When the Deep South states seceded Tyler pleaded with the Virginia legislature to call a meeting of the Border States to try and form a bridge between the two sections.  But the state delayed and invited all the states to what was called the “Peace Convention” which sought to find a way to restore the Union and prevent a war.  John Tyler addressed the assembly in this manner:” Our godlike fathers created; we have to preserve; they built up.  You have a new task equally grand, you have to preserve the Government and to renew and invigorate the Constitution.  If you reach the height of this great occasion, your children’s children will rise up and call you blessed.”
But it was too late.  On the same date the convention met at the Willard Hotel in Washington, the seven Deep South states met in Montgomery, Alabama, to establish the Confederate States of America.  President elect Abraham Lincoln soon after arrived in the Capitol City in disguise for fear of assassination and told Tyler that it was too late to reconcile the sections, that the die was already cast.

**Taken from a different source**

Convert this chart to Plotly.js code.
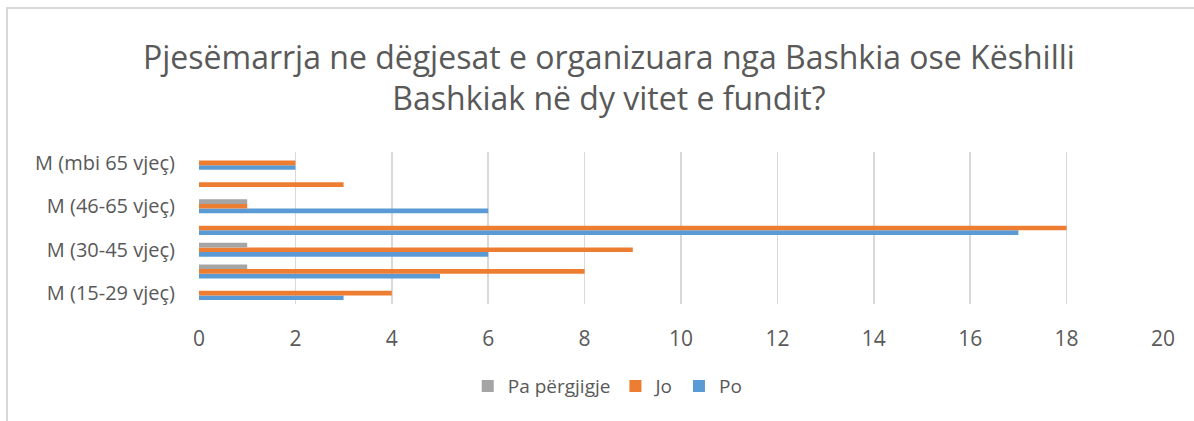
<!DOCTYPE html>
<html>
<head>
<meta charset="utf-8">
<script src="https://cdn.plot.ly/plotly-3.0.1.min.js"></script>
<style>
  html, body { margin: 0; padding: 0; background: #fff; }
  #frame { position: absolute; left: 6px; top: 7px; width: 1188px; height: 414px;
           border-top: 2px solid #D9D9D9; border-left: 2px solid #D9D9D9; box-sizing: border-box; }
  #chart { position: absolute; left: 0; top: 0; width: 1194px; height: 421px; }
</style>
</head>
<body>
<div id="frame"></div>
<div id="chart"></div>
<script>
const categories = [
  "M (15-29 vjeç)", "F (15-29 vjeç)",
  "M (30-45 vjeç)", "F (30-45 vjeç)",
  "M (46-65 vjeç)", "F (46-65 vjeç)",
  "M (mbi 65 vjeç)"
];
const shownLabels = ["M (15-29 vjeç)", "M (30-45 vjeç)", "M (46-65 vjeç)", "M (mbi 65 vjeç)"];
const po = [3, 5, 6, 17, 6, 0, 2];
const jo = [4, 8, 9, 18, 1, 3, 2];
const paPergjigje = [0, 1, 1, 0, 1, 0, 0];
const xTicks = [0, 2, 4, 6, 8, 10, 12, 14, 16, 18, 20];

const font = "Open Sans, Noto Sans, sans-serif";
const textColor = "#595959";

const traces = [
  { name: "Po", x: po, y: categories, type: "bar", orientation: "h", marker: { color: "#5B9BD5" } },
  { name: "Jo", x: jo, y: categories, type: "bar", orientation: "h", marker: { color: "#ED7D31" } },
  { name: "Pa përgjigje", x: paPergjigje, y: categories, type: "bar", orientation: "h", marker: { color: "#A5A5A5" } }
];

const layout = {
  width: 1194, height: 421,
  paper_bgcolor: "rgba(0,0,0,0)", plot_bgcolor: "rgba(0,0,0,0)",
  font: { family: font, color: textColor, size: 16 },
  title: {
    text: "Pjesëmarrja ne dëgjesat e organizuara nga Bashkia ose Këshilli<br>Bashkiak në dy vitet e fundit?",
    font: { family: font, size: 32, color: textColor },
    x: 0.51, xanchor: "center", xref: "container",
    y: 0.837, yanchor: "middle", yref: "container"
  },
  margin: { l: 199, r: 31, t: 152, b: 117, autoexpand: false },
  barmode: "group",
  bargap: 0.36,
  bargroupgap: 0,
  hovermode: false,
  xaxis: {
    range: [0, 20], tickvals: xTicks, ticktext: xTicks.map(String),
    showgrid: true, gridcolor: "#D9D9D9", gridwidth: 1.5,
    zeroline: false, showline: false, ticks: "",
    ticklabelstandoff: 20, automargin: false,
    tickfont: { family: font, size: 21, color: textColor }
  },
  yaxis: {
    type: "category", categoryorder: "array", categoryarray: categories,
    tickvals: shownLabels, ticktext: shownLabels,
    showgrid: false, zeroline: false, showline: false, ticks: "",
    ticklabelstandoff: 23, automargin: false,
    tickfont: { family: font, size: 20, color: textColor }
  },
  showlegend: true,
  legend: {
    orientation: "h", traceorder: "reversed",
    x: 0.424, xanchor: "center",
    y: -0.54, yanchor: "middle",
    itemwidth: 30,
    font: { family: font, size: 19, color: textColor }
  }
};

Plotly.newPlot("chart", traces, layout, { displayModeBar: false, staticPlot: true });
</script>
</body>
</html>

When Virginia seceded Tyler saw no other course than to stick with his state.  Elected to the Confederate Congress, he died suddenly before he could take his seat in 1862.
The unknown President could be an example to us all.  We might ponder these observations from people who knew him:
“An honest, affectionate, benevolent, loving man, who had fought the battles of his life bravely and truly, doing his whole great duty without fear, though not without much unjust reproach.” (Henry A. Wise)
“A career which for rapidity in achievement, consistency of conduct, and exalted moral character, finds few equals, and no superior in the annals of American history.”  (George L. Christian)
On the grave marker of his horse “General,” John Tyler wrote these words:  “He never stumbled.  Would that his master could say the same.”  John Tyler was not perfect, but he came close.